DATA EXTRACT -
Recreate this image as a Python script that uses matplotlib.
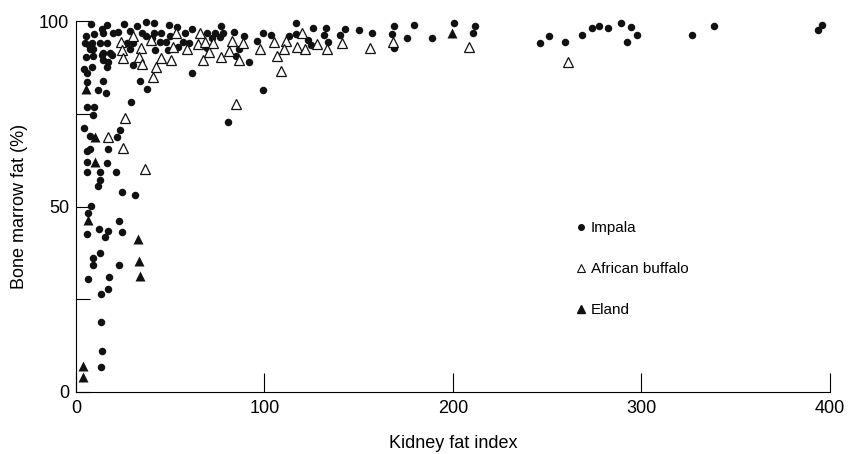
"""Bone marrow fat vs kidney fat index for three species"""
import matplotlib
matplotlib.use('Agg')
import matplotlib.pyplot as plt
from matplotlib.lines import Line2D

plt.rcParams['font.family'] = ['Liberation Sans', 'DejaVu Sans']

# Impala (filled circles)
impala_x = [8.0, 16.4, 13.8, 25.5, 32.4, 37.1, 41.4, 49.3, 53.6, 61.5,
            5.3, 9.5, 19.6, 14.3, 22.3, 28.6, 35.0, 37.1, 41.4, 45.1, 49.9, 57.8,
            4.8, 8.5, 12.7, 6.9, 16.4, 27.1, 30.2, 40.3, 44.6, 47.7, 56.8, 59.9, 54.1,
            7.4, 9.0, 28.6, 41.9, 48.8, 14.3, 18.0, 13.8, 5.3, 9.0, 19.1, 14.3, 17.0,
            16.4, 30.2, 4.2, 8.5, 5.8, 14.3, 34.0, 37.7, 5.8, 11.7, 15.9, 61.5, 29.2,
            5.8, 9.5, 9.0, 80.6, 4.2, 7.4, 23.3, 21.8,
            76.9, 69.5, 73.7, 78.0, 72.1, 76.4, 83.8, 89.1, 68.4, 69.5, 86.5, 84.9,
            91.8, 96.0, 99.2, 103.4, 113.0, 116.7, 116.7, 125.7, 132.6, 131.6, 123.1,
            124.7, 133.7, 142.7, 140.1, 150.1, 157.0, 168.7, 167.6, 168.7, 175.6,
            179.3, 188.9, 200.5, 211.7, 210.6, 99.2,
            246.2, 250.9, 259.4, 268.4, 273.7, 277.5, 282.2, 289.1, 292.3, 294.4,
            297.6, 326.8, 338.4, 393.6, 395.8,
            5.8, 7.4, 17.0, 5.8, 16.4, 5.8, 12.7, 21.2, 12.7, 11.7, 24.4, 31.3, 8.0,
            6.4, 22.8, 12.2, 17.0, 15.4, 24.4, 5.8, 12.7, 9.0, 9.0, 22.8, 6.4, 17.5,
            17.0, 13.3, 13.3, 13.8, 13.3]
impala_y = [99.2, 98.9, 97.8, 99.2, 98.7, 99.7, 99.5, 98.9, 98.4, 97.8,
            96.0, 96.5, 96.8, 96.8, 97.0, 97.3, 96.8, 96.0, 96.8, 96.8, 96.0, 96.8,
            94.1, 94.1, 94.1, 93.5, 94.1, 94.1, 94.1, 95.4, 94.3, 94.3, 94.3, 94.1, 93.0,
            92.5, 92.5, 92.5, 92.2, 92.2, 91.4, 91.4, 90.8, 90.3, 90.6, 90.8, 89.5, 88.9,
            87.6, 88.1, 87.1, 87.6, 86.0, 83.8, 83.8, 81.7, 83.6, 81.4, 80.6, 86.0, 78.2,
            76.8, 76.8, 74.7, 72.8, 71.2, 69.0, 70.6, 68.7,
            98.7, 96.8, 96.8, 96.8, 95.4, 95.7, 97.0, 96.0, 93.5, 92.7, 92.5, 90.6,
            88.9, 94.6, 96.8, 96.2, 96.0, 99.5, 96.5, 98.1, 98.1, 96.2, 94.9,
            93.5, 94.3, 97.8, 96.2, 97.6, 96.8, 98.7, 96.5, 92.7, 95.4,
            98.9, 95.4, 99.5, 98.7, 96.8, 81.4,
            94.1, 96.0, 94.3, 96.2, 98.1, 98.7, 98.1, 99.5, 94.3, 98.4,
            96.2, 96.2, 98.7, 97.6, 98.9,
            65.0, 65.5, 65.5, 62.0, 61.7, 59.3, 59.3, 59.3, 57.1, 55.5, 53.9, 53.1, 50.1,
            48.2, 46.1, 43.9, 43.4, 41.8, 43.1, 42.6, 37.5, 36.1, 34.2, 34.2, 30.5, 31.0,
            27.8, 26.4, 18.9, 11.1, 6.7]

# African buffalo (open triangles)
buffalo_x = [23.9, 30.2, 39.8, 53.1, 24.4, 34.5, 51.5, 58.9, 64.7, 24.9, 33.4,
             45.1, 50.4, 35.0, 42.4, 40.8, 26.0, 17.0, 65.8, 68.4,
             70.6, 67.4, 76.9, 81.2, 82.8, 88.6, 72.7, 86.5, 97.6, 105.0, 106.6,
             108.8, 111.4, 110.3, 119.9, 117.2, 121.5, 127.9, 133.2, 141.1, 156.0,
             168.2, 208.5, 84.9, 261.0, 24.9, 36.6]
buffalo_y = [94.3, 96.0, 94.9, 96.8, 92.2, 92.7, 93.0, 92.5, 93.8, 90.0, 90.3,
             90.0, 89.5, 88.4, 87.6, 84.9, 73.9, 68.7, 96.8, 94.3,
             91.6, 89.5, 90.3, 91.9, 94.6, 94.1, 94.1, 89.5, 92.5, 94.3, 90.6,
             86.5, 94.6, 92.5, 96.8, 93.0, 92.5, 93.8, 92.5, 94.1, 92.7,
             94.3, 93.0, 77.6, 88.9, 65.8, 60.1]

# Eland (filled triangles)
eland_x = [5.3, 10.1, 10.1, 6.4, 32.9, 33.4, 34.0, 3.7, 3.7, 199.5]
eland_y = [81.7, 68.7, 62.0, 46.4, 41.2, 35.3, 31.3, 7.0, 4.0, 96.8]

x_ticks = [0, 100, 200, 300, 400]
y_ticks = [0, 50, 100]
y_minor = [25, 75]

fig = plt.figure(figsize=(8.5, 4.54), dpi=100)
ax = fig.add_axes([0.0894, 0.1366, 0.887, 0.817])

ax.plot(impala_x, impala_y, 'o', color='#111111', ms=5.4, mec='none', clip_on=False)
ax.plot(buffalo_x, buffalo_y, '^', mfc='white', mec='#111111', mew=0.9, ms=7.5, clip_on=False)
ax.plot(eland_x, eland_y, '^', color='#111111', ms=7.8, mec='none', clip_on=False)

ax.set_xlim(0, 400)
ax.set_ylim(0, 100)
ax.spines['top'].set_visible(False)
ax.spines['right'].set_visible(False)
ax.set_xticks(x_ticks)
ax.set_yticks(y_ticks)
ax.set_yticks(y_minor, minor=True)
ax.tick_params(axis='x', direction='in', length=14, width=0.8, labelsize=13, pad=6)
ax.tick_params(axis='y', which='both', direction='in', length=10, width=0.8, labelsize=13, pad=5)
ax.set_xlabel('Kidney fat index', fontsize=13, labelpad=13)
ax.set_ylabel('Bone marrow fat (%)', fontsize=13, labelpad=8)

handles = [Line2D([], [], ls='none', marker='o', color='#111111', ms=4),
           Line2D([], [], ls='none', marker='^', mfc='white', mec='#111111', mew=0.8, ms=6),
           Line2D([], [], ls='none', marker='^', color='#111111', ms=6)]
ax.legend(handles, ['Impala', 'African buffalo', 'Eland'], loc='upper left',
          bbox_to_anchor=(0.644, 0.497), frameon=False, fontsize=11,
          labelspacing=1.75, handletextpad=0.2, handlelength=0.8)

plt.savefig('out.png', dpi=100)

GIVEN INSTRUCTION - Leave out the pictures and repeat the lines from the start of the material through the line with "from matplotlib.lines import Line2D", inclusive.

RESULT OF THIS TASK -
Recreate this image as a Python script that uses matplotlib.
"""Bone marrow fat vs kidney fat index for three species"""
import matplotlib
matplotlib.use('Agg')
import matplotlib.pyplot as plt
from matplotlib.lines import Line2D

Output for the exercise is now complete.